Na transição, o que importa é a compatibilização dos interesses do particular, decorrentes de sua propriedade sobre a área, com certos limites que assegurem a proteção ambiental, consoante do Parecer Jurídico 062/2015 AGU/PGF/PFE-ICMBio/CR11-Lagoa Santa/MG. Esse regime, contudo, deve ser encarado como uma excepcionalidade e não como uma diretriz, porque a regra deve ser sempre o efetivo pagamento ao proprietário, uma vez que essa é uma determinação constitucional.

O não pagamento da desapropriação fragiliza a própria ordem constitucional na medida em que impede a incidência plena do regime protetivo do Snuc, pois somente com a propriedade e a posse públicas poderá haver a regência normativa ambiental plena. Em outras palavras, o meio termo proposto pelo ICMBio impede o proprietário de fruir do seu direito de propriedade de forma regular, ao tempo em que legitima e até perpetua a proteção ambiental incompleta da área.

De toda sorte, é necessário pontuar que na prática há casos em que o órgão ambiental nega ao proprietário o direito de usufruir de meio termo, impondo a restrição absoluta quanto ao uso econômico do imóvel.

Portanto, não existe a menor dúvida quanto à relevância do dever estatal de criar, implementar e manter as UCs, que são um dos mais importantes instrumentos de política ambiental. Todavia, as desapropriações devem ser efetivadas, pois não se pode penalizar o proprietário por um ônus ambiental que não escolheu e do qual não pode se livrar.

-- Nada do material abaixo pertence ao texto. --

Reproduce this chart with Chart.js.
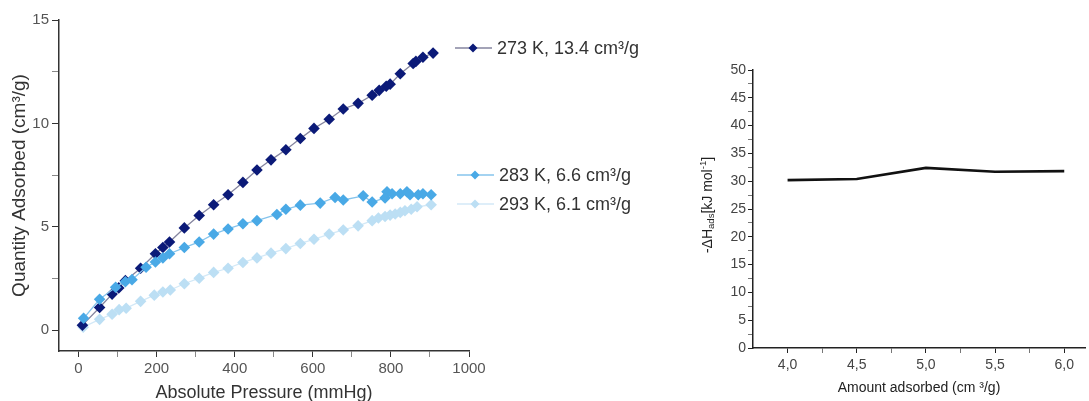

É importante ultrapassar o modelo de criação de UCs, muitas vezes chamadas de “parques de papel” porque instituídas sem qualquer perspectiva próxima de regularização fundiária, e que ignora a situação dos proprietários. A proteção ambiental exige responsabilidade fiscal, transparência administrativa e respeito aos direitos fundamentais dos cidadãos afetados.